### Direction
Exclude the pictures and return every line exactly as written.

### Data block
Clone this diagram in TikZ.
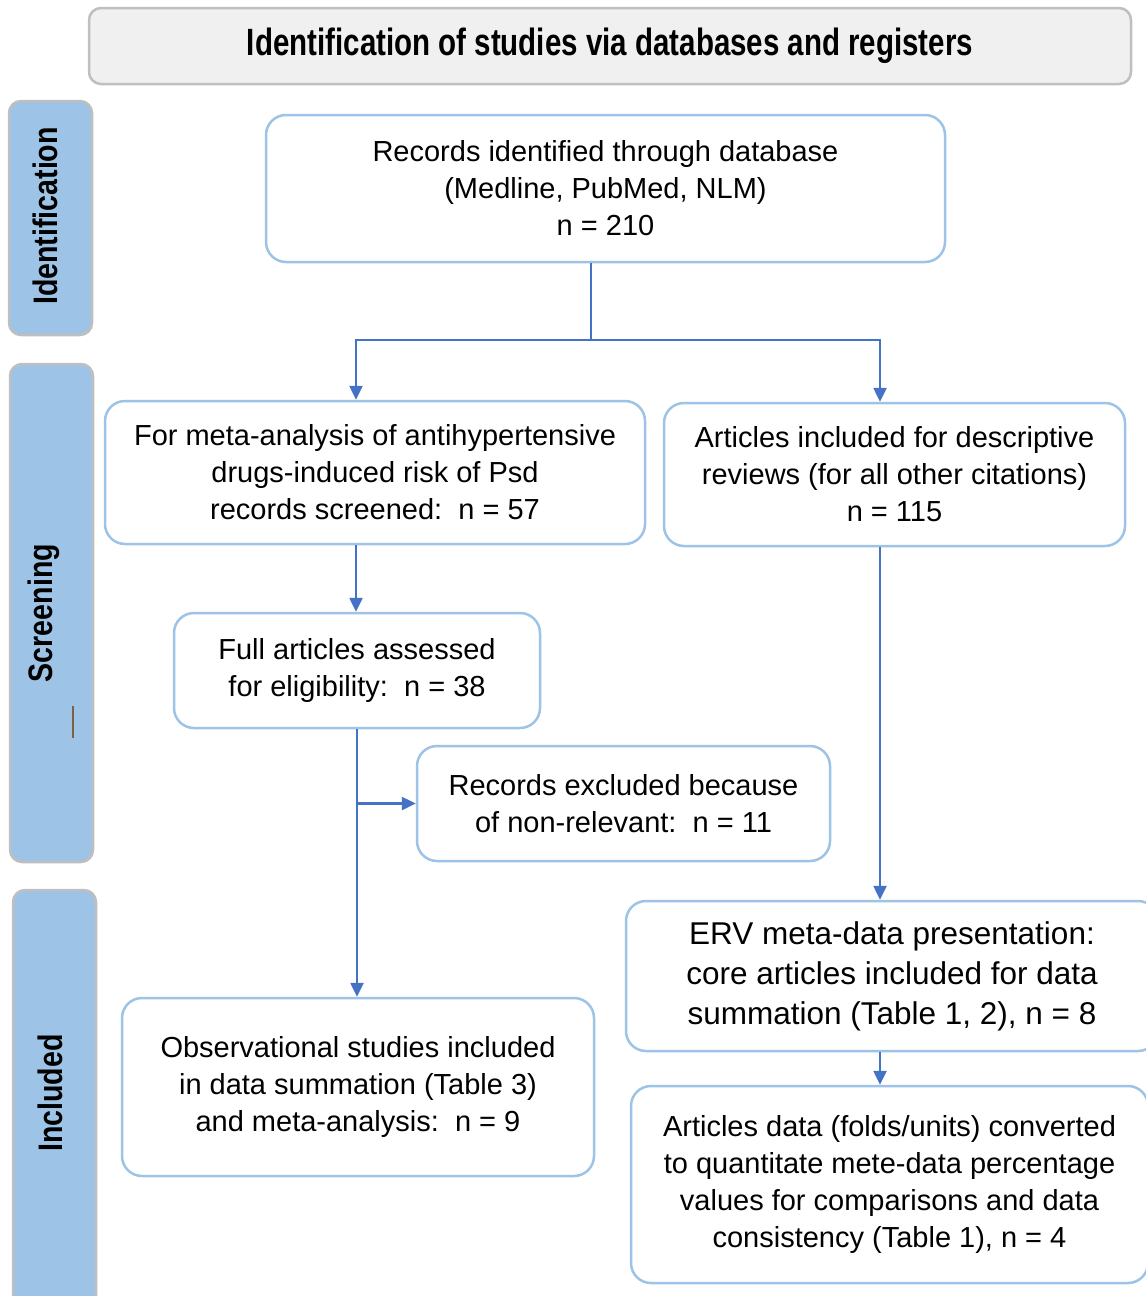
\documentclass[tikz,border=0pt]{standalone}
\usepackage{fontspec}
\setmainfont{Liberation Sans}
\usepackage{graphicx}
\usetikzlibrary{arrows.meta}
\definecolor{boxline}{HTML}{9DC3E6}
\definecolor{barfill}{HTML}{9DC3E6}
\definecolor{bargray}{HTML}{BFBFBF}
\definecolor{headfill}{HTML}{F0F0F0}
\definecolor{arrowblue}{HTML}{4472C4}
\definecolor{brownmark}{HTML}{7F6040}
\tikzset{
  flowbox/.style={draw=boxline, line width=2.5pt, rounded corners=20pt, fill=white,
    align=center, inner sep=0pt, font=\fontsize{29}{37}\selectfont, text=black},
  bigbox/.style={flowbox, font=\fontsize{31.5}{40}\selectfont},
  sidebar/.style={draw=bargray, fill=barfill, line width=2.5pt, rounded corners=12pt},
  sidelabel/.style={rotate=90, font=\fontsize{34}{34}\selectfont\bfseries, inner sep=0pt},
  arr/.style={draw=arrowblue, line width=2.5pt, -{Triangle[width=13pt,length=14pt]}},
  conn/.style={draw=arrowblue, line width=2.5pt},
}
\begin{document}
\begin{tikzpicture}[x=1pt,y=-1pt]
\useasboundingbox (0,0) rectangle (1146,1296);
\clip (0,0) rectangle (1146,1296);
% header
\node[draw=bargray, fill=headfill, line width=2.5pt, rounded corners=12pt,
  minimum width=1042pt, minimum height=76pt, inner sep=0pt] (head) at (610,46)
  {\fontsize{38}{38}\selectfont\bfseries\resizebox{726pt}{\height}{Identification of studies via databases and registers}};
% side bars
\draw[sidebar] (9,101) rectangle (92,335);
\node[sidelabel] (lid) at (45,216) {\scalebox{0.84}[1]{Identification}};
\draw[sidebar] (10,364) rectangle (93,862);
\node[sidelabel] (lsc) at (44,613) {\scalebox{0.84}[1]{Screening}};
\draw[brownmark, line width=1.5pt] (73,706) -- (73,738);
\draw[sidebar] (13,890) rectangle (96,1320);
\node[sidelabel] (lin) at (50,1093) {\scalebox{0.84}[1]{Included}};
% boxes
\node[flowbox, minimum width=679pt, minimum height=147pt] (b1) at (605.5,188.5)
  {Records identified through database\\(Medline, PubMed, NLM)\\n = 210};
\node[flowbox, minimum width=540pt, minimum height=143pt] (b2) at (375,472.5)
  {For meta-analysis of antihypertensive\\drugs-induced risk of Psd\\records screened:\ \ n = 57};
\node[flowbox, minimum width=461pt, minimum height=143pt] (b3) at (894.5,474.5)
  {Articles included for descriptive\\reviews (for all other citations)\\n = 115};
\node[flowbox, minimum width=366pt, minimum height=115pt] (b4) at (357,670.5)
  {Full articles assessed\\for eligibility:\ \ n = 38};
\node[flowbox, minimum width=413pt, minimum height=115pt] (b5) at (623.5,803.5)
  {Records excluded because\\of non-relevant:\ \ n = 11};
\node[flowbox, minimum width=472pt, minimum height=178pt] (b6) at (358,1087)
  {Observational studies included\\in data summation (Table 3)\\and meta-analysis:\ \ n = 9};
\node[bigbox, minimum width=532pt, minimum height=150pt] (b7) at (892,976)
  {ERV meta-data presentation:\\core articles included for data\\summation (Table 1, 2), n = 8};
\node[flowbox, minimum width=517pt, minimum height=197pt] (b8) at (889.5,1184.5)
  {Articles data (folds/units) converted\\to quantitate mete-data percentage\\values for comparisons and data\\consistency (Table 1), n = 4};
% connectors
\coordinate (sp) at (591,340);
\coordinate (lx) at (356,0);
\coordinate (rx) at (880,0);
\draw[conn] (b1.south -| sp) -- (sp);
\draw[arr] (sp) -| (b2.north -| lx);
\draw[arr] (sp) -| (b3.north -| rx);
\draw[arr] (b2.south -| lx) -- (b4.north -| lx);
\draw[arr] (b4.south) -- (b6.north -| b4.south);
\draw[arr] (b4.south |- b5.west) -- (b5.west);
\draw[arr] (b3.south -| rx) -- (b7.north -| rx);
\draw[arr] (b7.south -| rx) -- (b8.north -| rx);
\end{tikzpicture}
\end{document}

### Result below
Clone this diagram in TikZ.
\documentclass[tikz,border=0pt]{standalone}
\usepackage{fontspec}
\setmainfont{Liberation Sans}
\usepackage{graphicx}
\usetikzlibrary{arrows.meta}
\definecolor{boxline}{HTML}{9DC3E6}
\definecolor{barfill}{HTML}{9DC3E6}
\definecolor{bargray}{HTML}{BFBFBF}
\definecolor{headfill}{HTML}{F0F0F0}
\definecolor{arrowblue}{HTML}{4472C4}
\definecolor{brownmark}{HTML}{7F6040}
\tikzset{
  flowbox/.style={draw=boxline, line width=2.5pt, rounded corners=20pt, fill=white,
    align=center, inner sep=0pt, font=\fontsize{29}{37}\selectfont, text=black},
  bigbox/.style={flowbox, font=\fontsize{31.5}{40}\selectfont},
  sidebar/.style={draw=bargray, fill=barfill, line width=2.5pt, rounded corners=12pt},
  sidelabel/.style={rotate=90, font=\fontsize{34}{34}\selectfont\bfseries, inner sep=0pt},
  arr/.style={draw=arrowblue, line width=2.5pt, -{Triangle[width=13pt,length=14pt]}},
  conn/.style={draw=arrowblue, line width=2.5pt},
}
\begin{document}
\begin{tikzpicture}[x=1pt,y=-1pt]
\useasboundingbox (0,0) rectangle (1146,1296);
\clip (0,0) rectangle (1146,1296);
% header
\node[draw=bargray, fill=headfill, line width=2.5pt, rounded corners=12pt,
  minimum width=1042pt, minimum height=76pt, inner sep=0pt] (head) at (610,46)
  {\fontsize{38}{38}\selectfont\bfseries\resizebox{726pt}{\height}{Identification of studies via databases and registers}};
% side bars
\draw[sidebar] (9,101) rectangle (92,335);
\node[sidelabel] (lid) at (45,216) {\scalebox{0.84}[1]{Identification}};
\draw[sidebar] (10,364) rectangle (93,862);
\node[sidelabel] (lsc) at (44,613) {\scalebox{0.84}[1]{Screening}};
\draw[brownmark, line width=1.5pt] (73,706) -- (73,738);
\draw[sidebar] (13,890) rectangle (96,1320);
\node[sidelabel] (lin) at (50,1093) {\scalebox{0.84}[1]{Included}};
% boxes
\node[flowbox, minimum width=679pt, minimum height=147pt] (b1) at (605.5,188.5)
  {Records identified through database\\(Medline, PubMed, NLM)\\n = 210};
\node[flowbox, minimum width=540pt, minimum height=143pt] (b2) at (375,472.5)
  {For meta-analysis of antihypertensive\\drugs-induced risk of Psd\\records screened:\ \ n = 57};
\node[flowbox, minimum width=461pt, minimum height=143pt] (b3) at (894.5,474.5)
  {Articles included for descriptive\\reviews (for all other citations)\\n = 115};
\node[flowbox, minimum width=366pt, minimum height=115pt] (b4) at (357,670.5)
  {Full articles assessed\\for eligibility:\ \ n = 38};
\node[flowbox, minimum width=413pt, minimum height=115pt] (b5) at (623.5,803.5)
  {Records excluded because\\of non-relevant:\ \ n = 11};
\node[flowbox, minimum width=472pt, minimum height=178pt] (b6) at (358,1087)
  {Observational studies included\\in data summation (Table 3)\\and meta-analysis:\ \ n = 9};
\node[bigbox, minimum width=532pt, minimum height=150pt] (b7) at (892,976)
  {ERV meta-data presentation:\\core articles included for data\\summation (Table 1, 2), n = 8};
\node[flowbox, minimum width=517pt, minimum height=197pt] (b8) at (889.5,1184.5)
  {Articles data (folds/units) converted\\to quantitate mete-data percentage\\values for comparisons and data\\consistency (Table 1), n = 4};
% connectors
\coordinate (sp) at (591,340);
\coordinate (lx) at (356,0);
\coordinate (rx) at (880,0);
\draw[conn] (b1.south -| sp) -- (sp);
\draw[arr] (sp) -| (b2.north -| lx);
\draw[arr] (sp) -| (b3.north -| rx);
\draw[arr] (b2.south -| lx) -- (b4.north -| lx);
\draw[arr] (b4.south) -- (b6.north -| b4.south);
\draw[arr] (b4.south |- b5.west) -- (b5.west);
\draw[arr] (b3.south -| rx) -- (b7.north -| rx);
\draw[arr] (b7.south -| rx) -- (b8.north -| rx);
\end{tikzpicture}
\end{document}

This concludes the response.